– Слушать не желаю, – весело возмутилась она, налила ему коньяку, придвинулась ближе. – Обижаете, Витя… Словно мне рассчитываться нечем. Выпьем?

– Я бы с удовольствием. И посидел бы ещё. У вас так уютно, покойно и вкусно… Только ехать мне надо. Скотина дожидается непоеная и некормленая. Я же никого не предупредил… И помины завтра… Тестю год исполняется. Так что давайте до следующего раза коньяк оставим, а?

– Жаль, – погрустнела она. – Причина уважительная. Иначе бы не отпустила так…

Виктор стал одеваться.

– Да, – вдруг вспомнила она. – Вы, кажется, на заводе работаете. Не могли бы кое-что для моего комода выточить? Пойдёмте покажу.

Она повела его в спаленку, показала медные ручки шифоньера:

– Такие бы. Чтобы одинаковые были.

Виктор открутил ручку, снял размеры, эскиз набросал:

– Сделаем, Анна Трофимовна.

– Расчёт хоть сейчас, – улыбнулась она, как бы нечаянно оступившись, прижалась к нему.

Он распрямился, близко увидел не поддающиеся маскировке морщины на её шее, вздохнул почему-то, пожалел, что ли: «А ведь старенькая уже…» Осторожно отстранился от неё, сказал весело, через силу:

– Какие расчёты, Анна Трофимовна. Это мы перед вами в долгу неоплатном…

10

Проводив гостя, Анна Трофимовна присела в кресло полюбоваться новой люстрой и задумалась.

…Совсем недавно вроде она, выпускница медицинского института, по направлению приехала в Токаревку, а вот уже двадцать пять лет, как в районной больнице трудится. Ветеран труда уже.

По-разному ей жилось. Дважды замуж выходила. Первый раз влюбилась в одногодка-красавца, надумавшего проведать армейского дружка своего, водителя больничной скорой, с кем она по вызовам ездила. Через него и познакомились близко. Может, по-иному сложилось бы всё у молодожёнов, увези он сразу её к себе. Не получилось. При нехватке врачей не отпустили Аню без отработки. Не уговорила она начальство, и он не стал настаивать, ждать согласился, и чтобы на иждивении жены не сидеть, в районную «Сельхозтехнику» слесарем устроился временно. По жилью они не хлопотали, комнатой, что для неё снимала больница, довольствовались. Всё равно ведь скоро съезжать. Твёрдым было решение, верным, поскольку его домой корни родные тянули и её, в детдоме выросшую, тоже не держала Токаревка. Небогато жили, счастливо зато. Только недолгим это счастье оказалось. Однажды, раньше времени явившись домой, она застала мужа в постели с дочкой хозяйки, у которой снимала полдома с отдельным входом.

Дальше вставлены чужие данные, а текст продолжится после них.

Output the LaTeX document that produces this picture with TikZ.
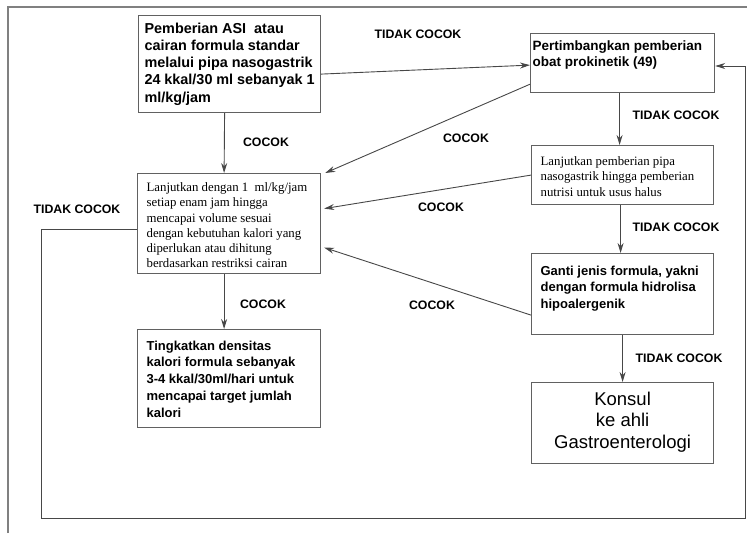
\documentclass[tikz,border=0pt]{standalone}
\usepackage{fontspec}
\setmainfont{Liberation Serif}
\setsansfont{Liberation Sans}
\usetikzlibrary{arrows.meta}

\begin{document}
\begin{tikzpicture}[x=1pt,y=-1pt,
  box/.style={draw=black!62,line width=1.2pt,anchor=north west,inner ysep=0pt},
  bold/.style args={#1/#2}{font=\sffamily\bfseries\fontsize{#1}{#2}\selectfont},
  plain/.style={font=\rmfamily\fontsize{12.8}{15.3}\selectfont},
  big/.style={font=\sffamily\fontsize{18.5}{21.7}\selectfont},
  lbl/.style={font=\sffamily\bfseries\fontsize{12.3}{14}\selectfont,inner sep=1pt},
  conn/.style={draw=black!72,line width=.9pt},
  arr/.style={conn,-{Stealth[length=10pt,width=6pt]}}]
\path[use as bounding box] (0,0) rectangle (747,533);
\draw[black!50,line width=1.6pt] (8,533)--(8,7)--(747,7);

% boxes
\node[box,bold=14.4/17.3,inner xsep=6pt] (asi) at (138,15) {\parbox[c][97pt][t]{170pt}{\raggedright\vspace*{7pt}%
Pemberian ASI\ \ atau\\cairan formula standar\\melalui pipa nasogastrik\\24 kkal/30 ml sebanyak 1\\ml/kg/jam}};
\node[box,bold=13.5/16.5,inner xsep=2pt] (pk) at (530,33) {\parbox[c][59pt][t]{180pt}{\raggedright\vspace*{7pt}%
Pertimbangkan pemberian\\obat prokinetik (49)}};
\node[box,plain,inner xsep=9pt] (cal) at (137,173) {\parbox[c][100pt][t]{165pt}{\raggedright\vspace*{9pt}%
Lanjutkan dengan 1\ \ ml/kg/jam\\setiap enam jam hingga\\mencapai volume sesuai\\dengan kebutuhan kalori yang\\diperlukan atau dihitung\\berdasarkan restriksi cairan}};
\node[box,plain,inner xsep=9pt] (pipa) at (531,145) {\parbox[c][59pt][t]{164pt}{\raggedright\vspace*{11pt}%
Lanjutkan pemberian pipa\\nasogastrik hingga pemberian\\nutrisi untuk usus halus}};
\node[box,bold=13/16.7,inner xsep=9pt] (ganti) at (531,253) {\parbox[c][81pt][t]{164pt}{\raggedright\vspace*{12pt}%
Ganti jenis formula, yakni\\dengan formula hidrolisa\\hipoalergenik}};
\node[box,bold=13/16.9,inner xsep=9pt] (kalori) at (137,329) {\parbox[c][98pt][t]{165pt}{\raggedright\vspace*{11pt}%
Tingkatkan densitas\\kalori formula sebanyak\\3-4 kkal/30ml/hari untuk\\mencapai target jumlah\\kalori}};
\node[box,big,inner xsep=4pt] (konsul) at (531,382) {\parbox[c][81pt][t]{174pt}{\centering\vspace*{9pt}%
Konsul\\ke ahli\\Gastroenterologi}};

% corners of the long way back
\coordinate (lp1) at (41,229);
\coordinate (lp2) at (41,518);
\coordinate (lp3) at (745,518);
\coordinate (lp4) at (745,66);

% connectors
\draw[arr] ([yshift=-10pt]asi.east)--([yshift=-2pt]pk.west);
\draw[arr] ([xshift=-5pt]asi.south)--([xshift=-5pt]cal.north);
\draw[arr] ([xshift=-3pt]pk.south)--([xshift=-3pt]pipa.north);
\draw[arr] ([yshift=9pt]pk.south west)--([xshift=4pt]cal.north east);
\draw[arr] (pipa.west)--([xshift=3pt,yshift=15pt]cal.east);
\draw[arr] ([xshift=-2pt]pipa.south)--([xshift=-2pt]ganti.north);
\draw[arr] ([yshift=-21pt]ganti.west)--([xshift=3pt,yshift=-24pt]cal.east);
\draw[arr] (ganti.south)--(konsul.north);
\draw[arr] ([xshift=-5pt]cal.south)--([xshift=-5pt]kalori.north);
\draw[conn] (cal.west |- lp1)--(lp1)--(lp2)--(lp3)--(lp4);
\draw[arr] (lp4)--(pk.east |- lp4);

% labels
\node[lbl] (t1) at (418,34) {TIDAK COCOK};
\node[lbl] (t2) at (676,115) {TIDAK COCOK};
\node[lbl] (t3) at (676,227) {TIDAK COCOK};
\node[lbl] (t4) at (679,358) {TIDAK COCOK};
\node[lbl] (t5) at (77,209) {TIDAK COCOK};
\node[lbl] (c1) at (266,142) {COCOK};
\node[lbl] (c2) at (466,138) {COCOK};
\node[lbl] (c3) at (441,207) {COCOK};
\node[lbl] (c4) at (432,305) {COCOK};
\node[lbl] (c5) at (263,304) {COCOK};
\end{tikzpicture}
\end{document}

В тот же день она вещички собрала, несколько ночей в своём рабочем кабинете проплакала. Не смогла простить мужу, на развод подала, как ни умолял он, как ни раскаивался…

Не вернулась она в опротивевшую ей комнату и после того, как муж, теперь уже бывший, уехал из Токаревки. От одного воспоминания о происшедшем её тошнило. Убивала мысль о том, что любимый человек, первый и разъединственный в её жизни мужчина, кому она принадлежала телом и душой, связался со смазливой пустышкой, легкодоступной не только для него. Почернела, подурнела Аня от бессонных ночей, в работе лишь забывалась, за самых безнадёжных больных бралась, на ноги ставить их умудрялась. Благодарностью больных за дарованную им жизнь свою боль залечивала.

На второе замужество за рано овдовевшего, видного в районе хозяйственника не сразу решилась, и не по расчёту, как поговаривали завистливые и недобрые людишки, а скорее, из сочувствия к нему и в надежде окончательно погасить всё ещё тлеющее чувство к первому своему мужу. Благодарная новому мужу, прекрасному во всех отношениях человеку, она через силу пыталась ответно полюбить его, терпение проявляла, пока наконец не догадался он и не отпустил её по-доброму. Двухкомнатную квартиру при этом выхлопотал для неё в одном из только что сданных коттеджей больничного комплекса, уговорил не возвращаться в общежитие нефтяников, где она до переезда к нему имела отдельную комнату. Впрочем, и без такого протеже она имела право на эту квартиру как молодой и хорошо зарекомендовавший себя специалист.